··· DATA EXCERPT ···

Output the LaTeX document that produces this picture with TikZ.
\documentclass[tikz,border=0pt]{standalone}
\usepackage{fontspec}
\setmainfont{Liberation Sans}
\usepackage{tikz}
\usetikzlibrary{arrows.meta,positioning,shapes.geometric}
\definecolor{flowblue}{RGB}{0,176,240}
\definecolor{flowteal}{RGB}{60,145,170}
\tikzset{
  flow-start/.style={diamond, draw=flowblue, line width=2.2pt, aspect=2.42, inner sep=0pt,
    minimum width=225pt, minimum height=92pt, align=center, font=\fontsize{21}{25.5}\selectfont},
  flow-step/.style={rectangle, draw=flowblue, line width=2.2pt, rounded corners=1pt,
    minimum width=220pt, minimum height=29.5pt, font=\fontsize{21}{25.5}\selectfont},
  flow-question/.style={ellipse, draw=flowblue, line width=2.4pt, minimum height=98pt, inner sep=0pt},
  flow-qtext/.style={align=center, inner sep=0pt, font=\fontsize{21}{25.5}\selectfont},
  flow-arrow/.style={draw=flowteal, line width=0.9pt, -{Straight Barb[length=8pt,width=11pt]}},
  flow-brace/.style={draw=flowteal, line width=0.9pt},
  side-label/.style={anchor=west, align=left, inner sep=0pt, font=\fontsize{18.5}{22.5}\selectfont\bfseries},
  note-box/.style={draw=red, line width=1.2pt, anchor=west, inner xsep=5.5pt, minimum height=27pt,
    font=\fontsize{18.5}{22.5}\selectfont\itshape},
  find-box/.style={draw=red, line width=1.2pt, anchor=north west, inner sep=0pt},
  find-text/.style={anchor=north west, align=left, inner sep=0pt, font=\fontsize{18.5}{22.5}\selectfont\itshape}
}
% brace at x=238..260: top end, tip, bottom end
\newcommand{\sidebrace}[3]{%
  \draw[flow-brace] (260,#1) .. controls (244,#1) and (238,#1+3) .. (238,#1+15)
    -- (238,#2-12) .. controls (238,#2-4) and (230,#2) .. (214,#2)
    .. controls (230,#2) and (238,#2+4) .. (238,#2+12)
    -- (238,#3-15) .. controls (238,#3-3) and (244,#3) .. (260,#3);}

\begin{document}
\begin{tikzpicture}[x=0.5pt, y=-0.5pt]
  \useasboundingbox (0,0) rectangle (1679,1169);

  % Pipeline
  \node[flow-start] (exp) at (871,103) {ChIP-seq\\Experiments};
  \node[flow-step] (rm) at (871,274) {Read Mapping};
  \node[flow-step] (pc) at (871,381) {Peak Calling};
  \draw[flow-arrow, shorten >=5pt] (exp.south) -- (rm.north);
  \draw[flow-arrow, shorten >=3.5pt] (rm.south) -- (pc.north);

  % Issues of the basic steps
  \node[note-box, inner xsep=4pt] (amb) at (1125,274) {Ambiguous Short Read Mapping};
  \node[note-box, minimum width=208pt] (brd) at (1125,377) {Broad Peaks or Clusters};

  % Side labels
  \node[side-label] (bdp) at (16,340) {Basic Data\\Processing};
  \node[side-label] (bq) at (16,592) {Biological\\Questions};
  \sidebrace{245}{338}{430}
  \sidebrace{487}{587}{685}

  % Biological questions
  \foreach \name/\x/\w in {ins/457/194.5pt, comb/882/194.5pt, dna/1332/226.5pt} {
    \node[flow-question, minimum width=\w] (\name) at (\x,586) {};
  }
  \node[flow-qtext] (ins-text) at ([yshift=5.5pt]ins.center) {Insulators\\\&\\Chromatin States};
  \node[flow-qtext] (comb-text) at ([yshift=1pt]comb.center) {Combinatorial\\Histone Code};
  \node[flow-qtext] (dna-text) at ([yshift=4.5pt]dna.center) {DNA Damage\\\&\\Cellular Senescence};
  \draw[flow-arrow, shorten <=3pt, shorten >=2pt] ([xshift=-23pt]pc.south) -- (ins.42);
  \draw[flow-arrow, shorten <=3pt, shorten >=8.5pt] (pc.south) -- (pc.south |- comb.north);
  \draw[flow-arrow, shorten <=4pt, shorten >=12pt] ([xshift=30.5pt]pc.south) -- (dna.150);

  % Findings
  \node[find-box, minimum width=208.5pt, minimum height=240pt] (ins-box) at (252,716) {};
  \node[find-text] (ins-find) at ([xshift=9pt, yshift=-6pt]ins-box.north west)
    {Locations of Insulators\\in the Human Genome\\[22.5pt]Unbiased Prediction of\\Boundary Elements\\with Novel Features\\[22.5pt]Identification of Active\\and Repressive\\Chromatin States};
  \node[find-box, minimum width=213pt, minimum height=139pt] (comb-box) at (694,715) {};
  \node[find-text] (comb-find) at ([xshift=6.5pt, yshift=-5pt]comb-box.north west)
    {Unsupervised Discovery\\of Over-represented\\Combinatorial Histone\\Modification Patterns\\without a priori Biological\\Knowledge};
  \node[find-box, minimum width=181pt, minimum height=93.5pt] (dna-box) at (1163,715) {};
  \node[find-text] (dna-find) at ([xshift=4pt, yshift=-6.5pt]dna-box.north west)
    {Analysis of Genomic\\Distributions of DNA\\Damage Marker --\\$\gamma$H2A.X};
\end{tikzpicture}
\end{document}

···

§ **AIM OF THE EXERCISE**
Return all of the data word for word.

§ **SOLVED EXERCISE**
Output the LaTeX document that produces this picture with TikZ.
\documentclass[tikz,border=0pt]{standalone}
\usepackage{fontspec}
\setmainfont{Liberation Sans}
\usepackage{tikz}
\usetikzlibrary{arrows.meta,positioning,shapes.geometric}
\definecolor{flowblue}{RGB}{0,176,240}
\definecolor{flowteal}{RGB}{60,145,170}
\tikzset{
  flow-start/.style={diamond, draw=flowblue, line width=2.2pt, aspect=2.42, inner sep=0pt,
    minimum width=225pt, minimum height=92pt, align=center, font=\fontsize{21}{25.5}\selectfont},
  flow-step/.style={rectangle, draw=flowblue, line width=2.2pt, rounded corners=1pt,
    minimum width=220pt, minimum height=29.5pt, font=\fontsize{21}{25.5}\selectfont},
  flow-question/.style={ellipse, draw=flowblue, line width=2.4pt, minimum height=98pt, inner sep=0pt},
  flow-qtext/.style={align=center, inner sep=0pt, font=\fontsize{21}{25.5}\selectfont},
  flow-arrow/.style={draw=flowteal, line width=0.9pt, -{Straight Barb[length=8pt,width=11pt]}},
  flow-brace/.style={draw=flowteal, line width=0.9pt},
  side-label/.style={anchor=west, align=left, inner sep=0pt, font=\fontsize{18.5}{22.5}\selectfont\bfseries},
  note-box/.style={draw=red, line width=1.2pt, anchor=west, inner xsep=5.5pt, minimum height=27pt,
    font=\fontsize{18.5}{22.5}\selectfont\itshape},
  find-box/.style={draw=red, line width=1.2pt, anchor=north west, inner sep=0pt},
  find-text/.style={anchor=north west, align=left, inner sep=0pt, font=\fontsize{18.5}{22.5}\selectfont\itshape}
}
% brace at x=238..260: top end, tip, bottom end
\newcommand{\sidebrace}[3]{%
  \draw[flow-brace] (260,#1) .. controls (244,#1) and (238,#1+3) .. (238,#1+15)
    -- (238,#2-12) .. controls (238,#2-4) and (230,#2) .. (214,#2)
    .. controls (230,#2) and (238,#2+4) .. (238,#2+12)
    -- (238,#3-15) .. controls (238,#3-3) and (244,#3) .. (260,#3);}

\begin{document}
\begin{tikzpicture}[x=0.5pt, y=-0.5pt]
  \useasboundingbox (0,0) rectangle (1679,1169);

  % Pipeline
  \node[flow-start] (exp) at (871,103) {ChIP-seq\\Experiments};
  \node[flow-step] (rm) at (871,274) {Read Mapping};
  \node[flow-step] (pc) at (871,381) {Peak Calling};
  \draw[flow-arrow, shorten >=5pt] (exp.south) -- (rm.north);
  \draw[flow-arrow, shorten >=3.5pt] (rm.south) -- (pc.north);

  % Issues of the basic steps
  \node[note-box, inner xsep=4pt] (amb) at (1125,274) {Ambiguous Short Read Mapping};
  \node[note-box, minimum width=208pt] (brd) at (1125,377) {Broad Peaks or Clusters};

  % Side labels
  \node[side-label] (bdp) at (16,340) {Basic Data\\Processing};
  \node[side-label] (bq) at (16,592) {Biological\\Questions};
  \sidebrace{245}{338}{430}
  \sidebrace{487}{587}{685}

  % Biological questions
  \foreach \name/\x/\w in {ins/457/194.5pt, comb/882/194.5pt, dna/1332/226.5pt} {
    \node[flow-question, minimum width=\w] (\name) at (\x,586) {};
  }
  \node[flow-qtext] (ins-text) at ([yshift=5.5pt]ins.center) {Insulators\\\&\\Chromatin States};
  \node[flow-qtext] (comb-text) at ([yshift=1pt]comb.center) {Combinatorial\\Histone Code};
  \node[flow-qtext] (dna-text) at ([yshift=4.5pt]dna.center) {DNA Damage\\\&\\Cellular Senescence};
  \draw[flow-arrow, shorten <=3pt, shorten >=2pt] ([xshift=-23pt]pc.south) -- (ins.42);
  \draw[flow-arrow, shorten <=3pt, shorten >=8.5pt] (pc.south) -- (pc.south |- comb.north);
  \draw[flow-arrow, shorten <=4pt, shorten >=12pt] ([xshift=30.5pt]pc.south) -- (dna.150);

  % Findings
  \node[find-box, minimum width=208.5pt, minimum height=240pt] (ins-box) at (252,716) {};
  \node[find-text] (ins-find) at ([xshift=9pt, yshift=-6pt]ins-box.north west)
    {Locations of Insulators\\in the Human Genome\\[22.5pt]Unbiased Prediction of\\Boundary Elements\\with Novel Features\\[22.5pt]Identification of Active\\and Repressive\\Chromatin States};
  \node[find-box, minimum width=213pt, minimum height=139pt] (comb-box) at (694,715) {};
  \node[find-text] (comb-find) at ([xshift=6.5pt, yshift=-5pt]comb-box.north west)
    {Unsupervised Discovery\\of Over-represented\\Combinatorial Histone\\Modification Patterns\\without a priori Biological\\Knowledge};
  \node[find-box, minimum width=181pt, minimum height=93.5pt] (dna-box) at (1163,715) {};
  \node[find-text] (dna-find) at ([xshift=4pt, yshift=-6.5pt]dna-box.north west)
    {Analysis of Genomic\\Distributions of DNA\\Damage Marker --\\$\gamma$H2A.X};
\end{tikzpicture}
\end{document}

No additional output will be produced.